All the Devils Are Here [10]
What he couldn’t change was the combination of resentment and envy that Washington felt toward Fannie Mae. There was, Maxwell says, “tremendous disdain” for Fannie. “All over Washington, there were people doing stressful, important jobs for not a lot of money, and here was this place on Wisconsin Avenue where people did work that wasn’t any more challenging—and yet, by Washington standards, they made huge amounts.” He remembers taking his wife to a dinner party shortly after he arrived in town. “By the time we left, she was in tears, and I was close!” he later recalled.
Fannie’s ostentatious headquarters didn’t help. Under Hunter, the company had moved from modest digs on Fifteenth Street to a building in Georgetown that resembled a giant mansion. The front section had been occupied by an insurance company; to build the back to match perfectly, Fannie had a brickyard reopened specifically to supply the proper brick. “To many people, it was a living symbol of power and arrogance,” says Maxwell.
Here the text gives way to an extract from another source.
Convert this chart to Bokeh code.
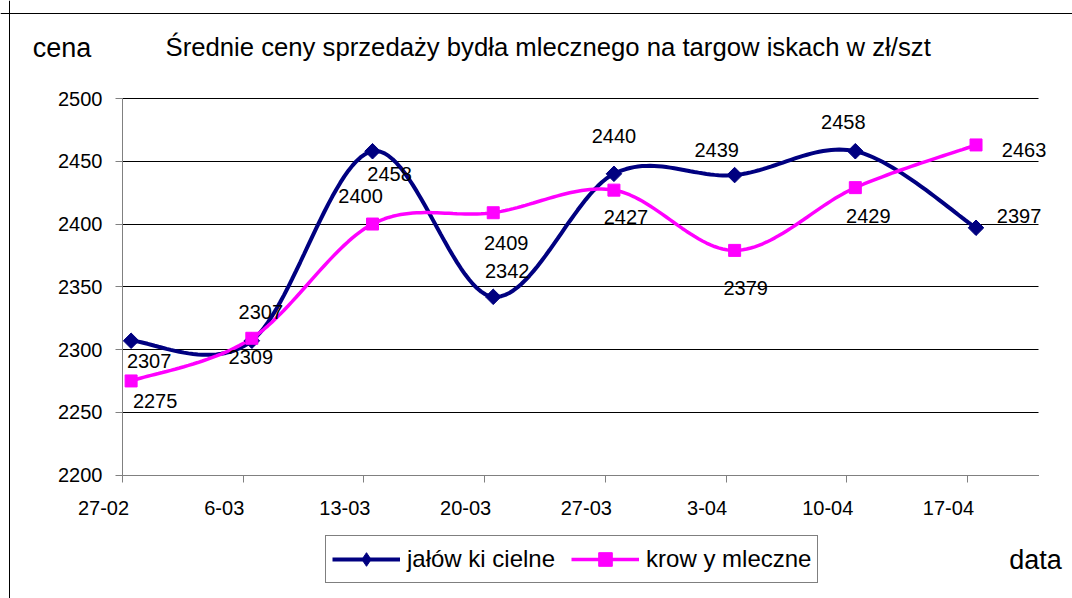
import numpy as np
from bokeh.plotting import figure
from bokeh.models import (FixedTicker, LinearAxis, Label, Legend, LegendItem, Span,
                          ColumnDataSource, Range1d, CustomJSTickFormatter, BoxAnnotation)
from bokeh.core.properties import value
from bokeh.embed import file_html
from bokeh.resources import INLINE

# ---------------- data ----------------
dates = ["27-02", "6-03", "13-03", "20-03", "27-03", "3-04", "10-04", "17-04"]
jalowki = [2307, 2307, 2458, 2342, 2440, 2439, 2458, 2397]
krowy = [2275, 2309, 2400, 2409, 2427, 2379, 2429, 2463]
series_names = ["jałów ki cielne", "krow y mleczne"]
title_text = "Średnie ceny sprzedaży bydła mlecznego na targow iskach w  zł/szt"
y_label_text = "cena"
x_label_text = "data"
y_ticks = [2200, 2250, 2300, 2350, 2400, 2450, 2500]

# ---------------- layout / style ----------------
FONT = "Liberation Sans"
NAVY = "#000080"
PINK = "#FF00FF"
DAY_STEP = 7
days = [i * DAY_STEP for i in range(len(dates))]
xpos = [d + 0.5 for d in days]          # point drawn in the middle of its day slot
X_END = 53.12                            # last day shown on the axis
Y_MIN, Y_MAX = y_ticks[0], y_ticks[-1]
LABEL_SHIFT = 1.1                        # tick labels sit left of their ticks (days)

# page geometry (pixels): the whole figure is the frame
W, H = 1072, 598
PAGE = 0
AX_LEFT_PX, AX_TOP_PX, AX_BOTTOM_PX = 122.0, 98.0, 474.6
PX_PER_DAY = 17.243
PX_PER_UNIT = (AX_BOTTOM_PX - AX_TOP_PX) / (Y_MAX - Y_MIN)


def px2x(px):
    return (px - AX_LEFT_PX) / PX_PER_DAY


def px2y(py):
    return Y_MAX - (py - AX_TOP_PX) / PX_PER_UNIT


# label offsets in screen pixels (dx, dy-down)
navy_dx = [18, 9, 17, 14, 0, -18, -12, 43]
navy_dy = [20, -29, 23, -26, -38, -25, -29, -12]
pink_dx = [24, -1, -12, 13, 12, 11, 13, 48]
pink_dy = [20, 19, -28, 30, 27, 38, 28, 5]


def smooth(xs, ys, n=30):
    """Bezier smoothing of a polyline (Excel-style smoothed line)."""
    P = list(zip(xs, ys))
    ox, oy = [], []
    for i in range(len(P) - 1):
        p0 = P[i - 1] if i > 0 else P[i]
        p1, p2 = P[i], P[i + 1]
        p3 = P[i + 2] if i + 2 < len(P) else P[i + 1]
        c1 = (p1[0] + (p2[0] - p0[0]) / 6, p1[1] + (p2[1] - p0[1]) / 6)
        c2 = (p2[0] - (p3[0] - p1[0]) / 6, p2[1] - (p3[1] - p1[1]) / 6)
        t = np.linspace(0, 1, n, endpoint=(i == len(P) - 2))
        a = (1 - t) ** 3
        b = 3 * (1 - t) ** 2 * t
        c = 3 * (1 - t) * t ** 2
        d = t ** 3
        ox.extend(a * p1[0] + b * c1[0] + c * c2[0] + d * p2[0])
        oy.extend(a * p1[1] + b * c1[1] + c * c2[1] + d * p2[1])
    return ox, oy


p = figure(width=W, height=H,
           x_range=Range1d(px2x(PAGE), px2x(PAGE + W)),
           y_range=Range1d(px2y(PAGE + H), px2y(PAGE)),
           output_backend="svg", toolbar_location=None, min_border=0)
p.outline_line_color = None
p.background_fill_color = "white"
p.border_fill_color = "white"

# grid (only across the plot area)
p.xgrid.visible = False
p.ygrid.ticker = FixedTicker(ticks=y_ticks)
p.ygrid.grid_line_color = "#000000"
p.ygrid.grid_line_width = 1
try:
    p.ygrid.cross_bounds = (0, X_END)
except AttributeError:
    for lo, hi in ((None, 0), (X_END, None)):
        p.add_layout(BoxAnnotation(left=lo, right=hi, bottom=Y_MIN - 5, top=Y_MAX + 5,
                                   fill_color="white", fill_alpha=1, line_color=None,
                                   level="underlay"))

# y axis
ya = p.yaxis[0]
ya.fixed_location = 0
ya.bounds = (Y_MIN, Y_MAX)
ya.ticker = FixedTicker(ticks=y_ticks)
ya.axis_line_color = "#808080"
ya.major_tick_line_color = "#808080"
ya.major_tick_out = 7
ya.major_tick_in = 0
ya.minor_tick_line_color = None
ya.major_label_text_font = FONT
ya.major_label_text_font_size = "20px"
ya.major_label_text_color = "#000000"
ya.major_label_standoff = 13

# x axis: tick marks
xa = p.xaxis[0]
xa.fixed_location = Y_MIN
xa.bounds = (0, X_END)
xa.ticker = FixedTicker(ticks=days)
xa.formatter = CustomJSTickFormatter(code="return ''")
xa.axis_line_color = "#808080"
xa.major_tick_line_color = "#808080"
xa.major_tick_out = 7
xa.major_tick_in = 0
xa.minor_tick_line_color = None
xa.major_label_standoff = 0

# x axis: tick labels (shifted left of the ticks, as in the original)
xl = LinearAxis(ticker=FixedTicker(ticks=[d - LABEL_SHIFT for d in days]),
                formatter=CustomJSTickFormatter(
                    args=dict(labs=dates, shift=LABEL_SHIFT, step=DAY_STEP),
                    code="return labs[Math.round((tick + shift) / step)]"),
                fixed_location=Y_MIN)
xl.axis_line_color = None
xl.major_tick_line_color = None
xl.minor_tick_line_color = None
xl.major_tick_out = 0
xl.major_tick_in = 0
xl.major_label_text_font = FONT
xl.major_label_text_font_size = "20px"
xl.major_label_text_color = "#000000"
xl.major_label_standoff = 26
p.add_layout(xl, "below")

# series
jx, jy = smooth(xpos, jalowki)
kx, ky = smooth(xpos, krowy)
l1 = p.line(jx, jy, line_color=NAVY, line_width=4)
l2 = p.line(kx, ky, line_color=PINK, line_width=3.5)
# diamond key for the legend (legend glyphs are never rotated); hidden under m1
m1_key = p.scatter(xpos, jalowki, marker="diamond", size=14,
                   fill_color=NAVY, line_color=NAVY)
m1 = p.scatter(xpos, jalowki, marker="square", angle=np.pi / 4, size=11,
               fill_color=NAVY, line_color=NAVY)
m2 = p.scatter(xpos, krowy, marker="square", size=12,
               fill_color=PINK, line_color=PINK)

# data labels
for vals, dx, dy in ((jalowki, navy_dx, navy_dy), (krowy, pink_dx, pink_dy)):
    src = ColumnDataSource(dict(x=xpos, y=vals, t=[str(v) for v in vals], dx=dx, dy=dy))
    p.text(x="x", y="y", text="t", x_offset="dx", y_offset="dy", source=src,
           text_align="center", text_baseline="middle",
           text_font=value(FONT), text_font_size="20px", text_color="#000000")

# texts: title, axis names
p.add_layout(Label(x=px2x(165), y=px2y(46), text=title_text,
                   text_align="left", text_baseline="middle",
                   text_font=FONT, text_font_size="25.7px", text_color="#000000"))
p.add_layout(Label(x=px2x(61.5), y=px2y(47), text=y_label_text,
                   text_align="center", text_baseline="middle",
                   text_font=FONT, text_font_size="27px", text_color="#000000"))
p.add_layout(Label(x=px2x(1035), y=px2y(559), text=x_label_text,
                   text_align="center", text_baseline="middle",
                   text_font=FONT, text_font_size="27px", text_color="#000000"))

# chart border (left and top edges are visible in the original)
p.add_layout(Span(location=px2x(9), dimension="height", line_color="#000000", line_width=1))
p.add_layout(Span(location=px2y(13), dimension="width", line_color="#000000", line_width=1))

# legend
legend = Legend(items=[LegendItem(label=series_names[0], renderers=[l1, m1_key]),
                       LegendItem(label=series_names[1], renderers=[l2, m2])],
                orientation="horizontal", location=(325 - PAGE, PAGE + H - 583))
legend.label_text_font = FONT
legend.label_text_font_size = "24px"
legend.label_text_color = "#000000"
legend.glyph_width = 68
legend.glyph_height = 34
legend.label_standoff = 7
legend.spacing = 16
legend.padding = 6
legend.margin = 0
legend.border_line_color = "#000000"
legend.border_line_width = 1
legend.background_fill_color = "white"
legend.background_fill_alpha = 1
p.add_layout(legend, "center")

open("out.html", "w").write(file_html(p, INLINE))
Yet for all their resentment, people were envious of Fannie Mae’s employees. They all wanted cushy jobs there—so they could get rich, too. “It happened over and over again,” Maxwell says. “The same people who had power over you, whether they were congressional staffers or HUD employees or even members of Congress, wanted jobs and would unabashedly seek them. If you didn’t hire them, then you had enemies.”
Like Ranieri, Maxwell sang from the hymnal of homeownership. He’d later say that another reason for his conversion to the Democratic Party was his irritation at Republican attitudes toward affordable housing. Under Maxwell, Fannie created an office of low- and moderate-income housing, and the company helped pioneer the first deals that used the low-income housing tax credit program to create affordable rental housing. But he also understood that homeownership was Fannie’s trump card: it’s what made the company untouchable. Under Maxwell, Fannie also began to trumpet its contributions to affordable housing in advertisements. In addition, Fannie’s press releases began to describe it, and Freddie, as “private taxpaying corporations that operate at no cost to taxpayers.”
Also like Ranieri, Maxwell saw how critical mortgage-backed securities were to the future of the housing market—and to his company’s bottom line. For Fannie, selling mortgage-backed securities was a way not only to get risk off its own books, but to earn big fees. Mortgage-backed securities represented an opportunity for Fannie to become even more central to the housing market than it already was, because the GSEs were the natural middleman between mortgage holders and Wall Street. If Fannie grabbed hold of that role—and kept it for itself—a profitable future was assured.
In public settings, Ranieri and Maxwell were generous in their praise for each other. “I think he’s a genius, synonymous with Wall Street’s entrance into mortgage finance,” Maxwell told an audience of savings and loan executives in 1984. “David, as much as I, understood the implications of what I was trying to do,” says Ranieri today. “He was my ally. We needed them and they needed us.”
But under the surface, it was always an uneasy alliance. Ranieri was part of Wall Street. No one on the Street wanted to cede huge chunks of possible profit to the GSEs. “David and I jockeyed,” Ranieri acknowledges. “The intellectual argument was, what should the government do? What should it be allowed to win at?” A person close to Ranieri put it more bluntly: “Despite his alliance with Fannie and Freddie, [Ranieri] was against them.” He wanted Fannie and Freddie to have, at best, a junior role. Maxwell wanted to prevent Wall Street from shutting Fannie Mae out, and he wanted to establish the primacy of the GSEs in this new market. For all the noble talk about helping people buy homes, what ensued was really a fight about money and power.